Sayıp dökülen sebeplerin hepsi, yıllardır blok zincir teknolojisine dayanan kripto varlıkların çalışma prensibinin kötüye kullanımını veya anonimlik gibi temel felsefesini anlatıyor. Kripto paralar ortaya çıktıktan sonra illegal işlerde para akışının sağlanması, batan kripto paralar, kapanan borsalar, iç edilen cüzdanlar olduğu doğru ve her bir kötü deneyimden sonra daha güvenli bir noktaya doğru ilerlendiği de bir gerçek.
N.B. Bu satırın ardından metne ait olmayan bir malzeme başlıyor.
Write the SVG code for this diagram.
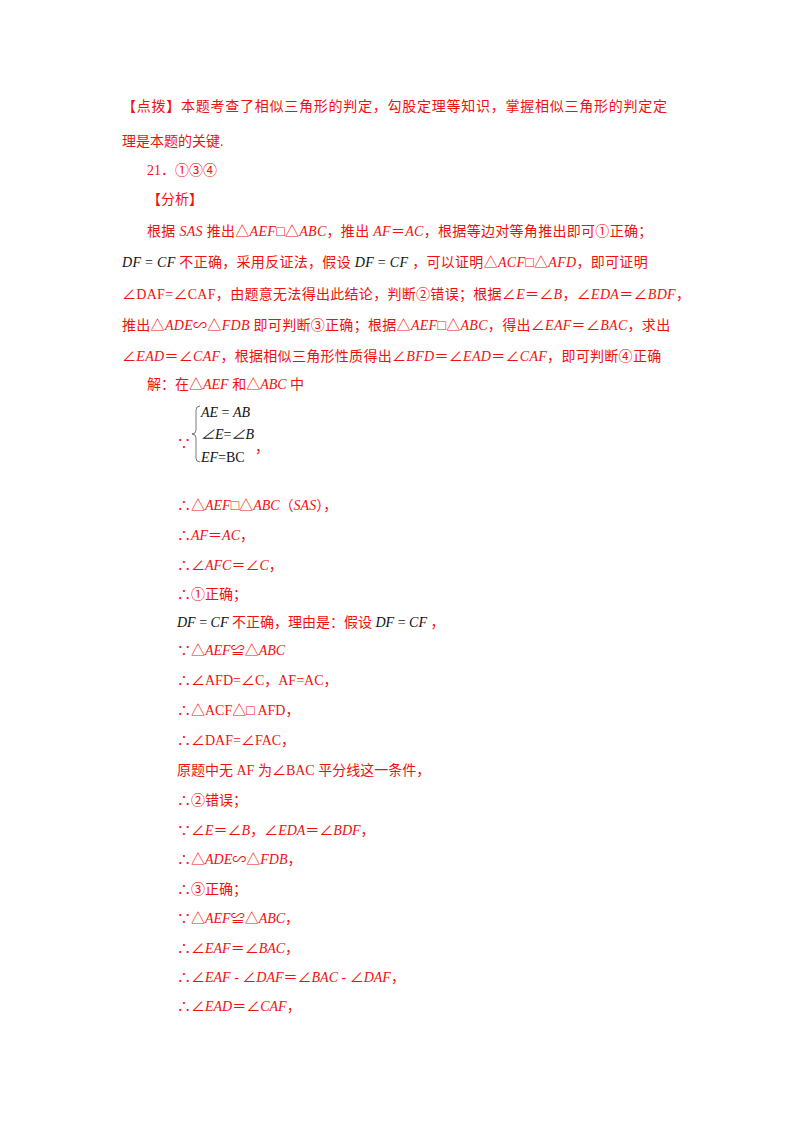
<svg xmlns="http://www.w3.org/2000/svg" width="800" height="1132" viewBox="0 0 800 1132">
<style>
text{font-family:"Liberation Serif","Noto Sans CJK SC",serif;font-size:14px;fill:#f01010}
.i{font-style:italic}
.k{fill:#111}
.w{letter-spacing:0.3px}
</style>
<rect width="800" height="1132" fill="#fff"/>
<g id="text">
<text x="122" y="111" style="letter-spacing:0.75px">【点拨】本题考查了相似三角形的判定，勾股定理等知识，掌握相似三角形的判定定</text>
<text x="122" y="146">理是本题的关键.</text>
<text x="147" y="175">21．①③④</text>
<text x="147" y="204">【分析】</text>
<text x="147" y="236" class="w">根据 <tspan class="i">SAS</tspan> 推出△<tspan class="i">AEF</tspan>□△<tspan class="i">ABC</tspan>，推出 <tspan class="i">AF</tspan>＝<tspan class="i">AC</tspan>，根据等边对等角推出即可①正确；</text>
<text x="122" y="267" class="w"><tspan class="i k">DF</tspan><tspan class="k"> = </tspan><tspan class="i k">CF</tspan> 不正确，采用反证法，假设 <tspan class="i k">DF</tspan><tspan class="k"> = </tspan><tspan class="i k">CF</tspan> ，可以证明△<tspan class="i">ACF</tspan>□△<tspan class="i">AFD</tspan>，即可证明</text>
<text x="122" y="299" class="w">∠DAF=∠CAF，由题意无法得出此结论，判断②错误；根据∠<tspan class="i">E</tspan>＝∠<tspan class="i">B</tspan>，∠<tspan class="i">EDA</tspan>＝∠<tspan class="i">BDF</tspan>，</text>
<text x="122" y="330" class="w">推出△<tspan class="i">ADE</tspan>∽△<tspan class="i">FDB</tspan> 即可判断③正确；根据△<tspan class="i">AEF</tspan>□△<tspan class="i">ABC</tspan>，得出∠<tspan class="i">EAF</tspan>＝∠<tspan class="i">BAC</tspan>，求出</text>
<text x="122" y="361" class="w">∠<tspan class="i">EAD</tspan>＝∠<tspan class="i">CAF</tspan>，根据相似三角形性质得出∠<tspan class="i">BFD</tspan>＝∠<tspan class="i">EAD</tspan>＝∠<tspan class="i">CAF</tspan>，即可判断④正确</text>
<text x="147" y="389">解：在△<tspan class="i">AEF</tspan> 和△<tspan class="i">ABC</tspan> 中</text>
<text x="177" y="448" font-size="16">∵</text>
<path d="M200,406 q-4,0 -4,4 v20 q0,4 -4,4 q4,0 4,4 v20 q0,4 4,4" fill="none" stroke="#555" stroke-width="0.8"/>
<text class="k" x="201" y="417"><tspan class="i">AE</tspan> = <tspan class="i">AB</tspan></text>
<text class="k" x="201" y="439"><tspan class="i">∠E</tspan>=<tspan class="i">∠B</tspan></text>
<text class="k" x="201" y="462"><tspan class="i">EF</tspan>=BC</text>
<text x="255" y="452">，</text>
<text x="177" y="510">∴△<tspan class="i">AEF</tspan>□△<tspan class="i">ABC</tspan>（<tspan class="i">SAS</tspan>），</text>
<text x="177" y="540">∴<tspan class="i">AF</tspan>＝<tspan class="i">AC</tspan>，</text>
<text x="177" y="570">∴∠<tspan class="i">AFC</tspan>＝∠<tspan class="i">C</tspan>，</text>
<text x="177" y="599">∴①正确；</text>
<text x="177" y="627"><tspan class="i k">DF</tspan><tspan class="k"> = </tspan><tspan class="i k">CF</tspan> 不正确，理由是：假设 <tspan class="i k">DF</tspan><tspan class="k"> = </tspan><tspan class="i k">CF</tspan> ，</text>
<text x="177" y="655">∵△<tspan class="i">AEF</tspan>≌△<tspan class="i">ABC</tspan></text>
<text x="177" y="685">∴∠AFD=∠C，AF=AC，</text>
<text x="177" y="715">∴△ACF△□ AFD，</text>
<text x="177" y="745">∴∠DAF=∠FAC，</text>
<text x="177" y="775">原题中无 AF 为∠BAC 平分线这一条件，</text>
<text x="177" y="805">∴②错误；</text>
<text x="177" y="835">∵∠<tspan class="i">E</tspan>＝∠<tspan class="i">B</tspan>，∠<tspan class="i">EDA</tspan>＝∠<tspan class="i">BDF</tspan>，</text>
<text x="177" y="864">∴△<tspan class="i">ADE</tspan>∽△<tspan class="i">FDB</tspan>，</text>
<text x="177" y="894">∴③正确；</text>
<text x="177" y="923">∵△<tspan class="i">AEF</tspan>≌△<tspan class="i">ABC</tspan>，</text>
<text x="177" y="953">∴∠<tspan class="i">EAF</tspan>＝∠<tspan class="i">BAC</tspan>，</text>
<text x="177" y="982">∴∠<tspan class="i">EAF</tspan> - ∠<tspan class="i">DAF</tspan>＝∠<tspan class="i">BAC</tspan> - ∠<tspan class="i">DAF</tspan>，</text>
<text x="177" y="1011">∴∠<tspan class="i">EAD</tspan>＝∠<tspan class="i">CAF</tspan>，</text>
</g>
</svg>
Zamanla gelişen bu güveni sağlayan ise kullanıcılara daha iyi hizmet veren borsaların kurulması ve Visa-Mastercard gibi güvenilir ve piyasaya hâkim ödeme ağı devlerinin bu işlere kademeli olarak yatırım yapması, ödeme ağlarını açması.

2008 Mortgage Krizi’nden bu yana kripto para piyasalarındaki toplam hacmin bu kadar büyümesinin temel sebebi bu krizden sonra “iflas edemeyecek kadar büyük” bankaların arkalarında bıraktıkları enkazdı. Milyonlarca insan işinden ve evinden oldu, devasa kredi borçlarıyla baş başa kaldı, tasarruf fonlarındaki birikimleri buharlaştı. Günün sonunda bankaların kazandıkları paralar yanlarına kâr kaldı. İşte bu dönemde oluşan kırılmanın etkisi, bir noktada kripto varlıklarla açığa çıktı. Evet, genel anlamda bankalardan bağımsız işlem yapılamıyor olsa da orta vadede bankanın sağladığı kanunî güvence ve kurumsal güvenin yerine belki de başka anonim kurumlar geçebilir, kim bilir.

Merkez Bankası, illegal alışverişlere konu olması veya terör finansmanı gibi argümanlarla ödeme aracı olmasının önünü, daha böyle bir piyasa oluşmadan keserken bilgisi kıt tüketiciler açısından koruyucu bir hamle yapmış olabilir ama diğer taraftan da hep bir parçası olduğumuzun iddia edildiği Batı’dan böyle küçük adımlarla kopuyoruz. Bu tip teknolojik gelişmeleri kısıtlamalar aslında, teknolojinin kendisinden ziyade onu kullanan insanların, toplumların elinde, onların ahlaklarıyla şekilleniyor.

Artık bu çağda yasaklar ve kısıtlamalar herhangi bir şeyin yapılmasını engelleyemiyor, sadece yolu uzatıyor o kadar. Bireylerin normal kabul ettiği ve kullandığı benzer teknolojiler meşruluğunu zaten bu yolla kazanıyor. Türkiye gibi kripto varlıklara talebin yüksek olduğu bir ülkede suyun akıp yatağını bulması için birkaç yıldan fazla beklememiz gerekmeyeceğini düşünüyorum.